Annie Pootoogook (1969 -   )

Annie Pootoogook   Narwhal Gallery: Annie Pootoogook - Homecoming

Detail from Homecoming, 2006
Etching and aquatint, Approx. 32 x 37 inches (HxW), Cape Dorset

Annie Pootoogook comes from a long line of artists. In particular, her grandmother Pitseolak Ashoona, and her mother Napachie Pootoogook were both prolific and masterful graphic artists. Despite enormous stylistic differences, there are similarities in the drawings of all three artists.

All three women drew on personal experience to guide their artworks. Consequently, these images provide an intimate view into the artists' own lives and broader life in Cape Dorset. By depicting everyday scenes, relatives, and common beliefs, their work exudes a sense of recording history, a feeling of archiving experience.

Whilst Pitseolak concentrated on subject matter that showed the more joyous side of traditional life, characteristic of graphics by artists of the older generation, her daughter Napachie, in later life, chose to draw and speak about all aspects of traditional life, including spiritual beliefs and darker social issues. It is this tradition that is carried on in turn by Napachie's own daughter Annie.

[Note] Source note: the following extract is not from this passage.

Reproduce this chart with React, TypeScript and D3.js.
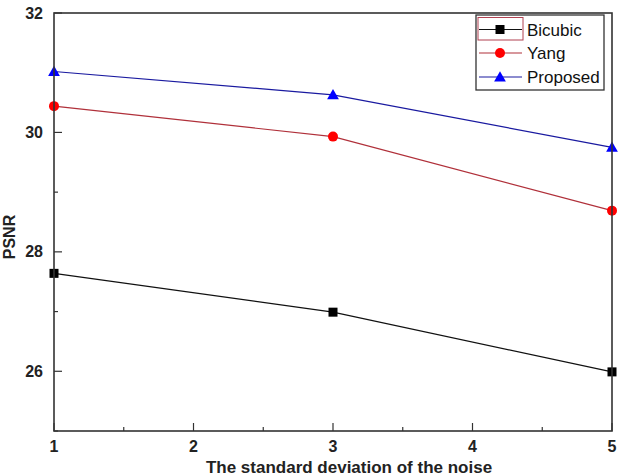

Annie has developed her own unique style. Her artistic approach is fascinating; she captivates the viewer with an intense attention to detail, and sprinkles contemporary references, often mundane, throughout her compositions. She treats all subject matter, joyous and tragic, with the same attention to detail. Annie's most recent works demonstrate a new focus. She still nurtures the 'picture perfect' character of her images, but now she aims for a greater balance between architecture and figures. Who would have thought that one day Inuit graphics would depict images such as the war in Iraq as seen on television?